--- BEGIN MATERIAL PROVIDED ---

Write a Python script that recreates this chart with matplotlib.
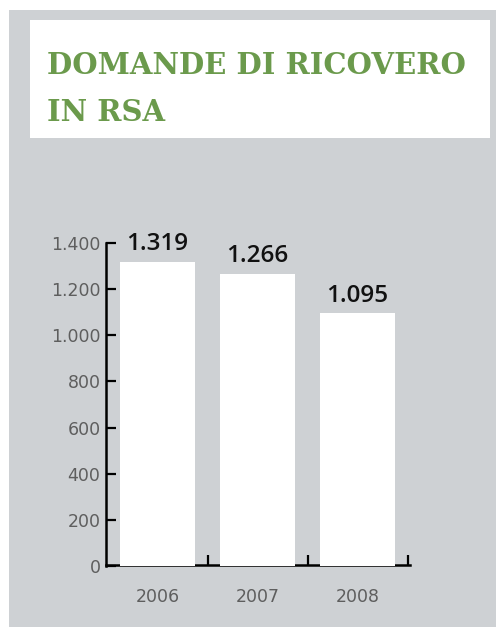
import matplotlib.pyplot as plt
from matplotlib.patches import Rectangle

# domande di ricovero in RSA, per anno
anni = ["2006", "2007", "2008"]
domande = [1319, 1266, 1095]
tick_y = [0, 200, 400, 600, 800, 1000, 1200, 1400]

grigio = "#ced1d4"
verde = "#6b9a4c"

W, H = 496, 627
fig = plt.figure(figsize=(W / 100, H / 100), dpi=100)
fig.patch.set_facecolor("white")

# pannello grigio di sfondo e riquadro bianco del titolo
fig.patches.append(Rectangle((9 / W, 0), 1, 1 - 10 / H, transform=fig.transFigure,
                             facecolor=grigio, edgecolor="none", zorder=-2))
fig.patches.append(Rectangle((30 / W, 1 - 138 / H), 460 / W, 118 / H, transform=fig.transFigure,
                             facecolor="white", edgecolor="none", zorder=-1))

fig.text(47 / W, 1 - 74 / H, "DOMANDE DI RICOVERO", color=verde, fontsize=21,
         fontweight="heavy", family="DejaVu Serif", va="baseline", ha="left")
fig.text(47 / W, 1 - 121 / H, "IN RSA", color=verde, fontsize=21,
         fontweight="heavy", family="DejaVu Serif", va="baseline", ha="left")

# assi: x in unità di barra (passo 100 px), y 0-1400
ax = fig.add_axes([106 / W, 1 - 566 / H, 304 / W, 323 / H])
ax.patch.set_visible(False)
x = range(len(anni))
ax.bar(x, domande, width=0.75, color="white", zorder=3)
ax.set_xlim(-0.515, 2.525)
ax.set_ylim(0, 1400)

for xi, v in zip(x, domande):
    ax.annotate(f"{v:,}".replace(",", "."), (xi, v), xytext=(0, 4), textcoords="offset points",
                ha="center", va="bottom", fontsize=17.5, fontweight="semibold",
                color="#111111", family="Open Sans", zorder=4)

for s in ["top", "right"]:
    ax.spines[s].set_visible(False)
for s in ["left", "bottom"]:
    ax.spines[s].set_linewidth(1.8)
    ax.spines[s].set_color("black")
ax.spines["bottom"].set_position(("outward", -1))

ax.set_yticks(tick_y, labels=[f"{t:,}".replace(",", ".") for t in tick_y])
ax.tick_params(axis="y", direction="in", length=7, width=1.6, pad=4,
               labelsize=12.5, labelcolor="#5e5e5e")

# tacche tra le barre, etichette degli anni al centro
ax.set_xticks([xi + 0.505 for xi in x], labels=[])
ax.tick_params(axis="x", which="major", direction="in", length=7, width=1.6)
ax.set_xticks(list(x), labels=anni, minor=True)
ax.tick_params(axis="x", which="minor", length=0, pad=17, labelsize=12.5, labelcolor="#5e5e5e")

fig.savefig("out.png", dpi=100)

--- END MATERIAL PROVIDED ---

▸ **TASK DESCRIPTION**
Repeat the listing above exactly from its first line to the line containing "tick_y = [0, 200, 400, 600, 800, 1000, 1200, 1400]", both included, and omit the pictures.

▸ **SOLUTION**
Write a Python script that recreates this chart with matplotlib.
import matplotlib.pyplot as plt
from matplotlib.patches import Rectangle

# domande di ricovero in RSA, per anno
anni = ["2006", "2007", "2008"]
domande = [1319, 1266, 1095]
tick_y = [0, 200, 400, 600, 800, 1000, 1200, 1400]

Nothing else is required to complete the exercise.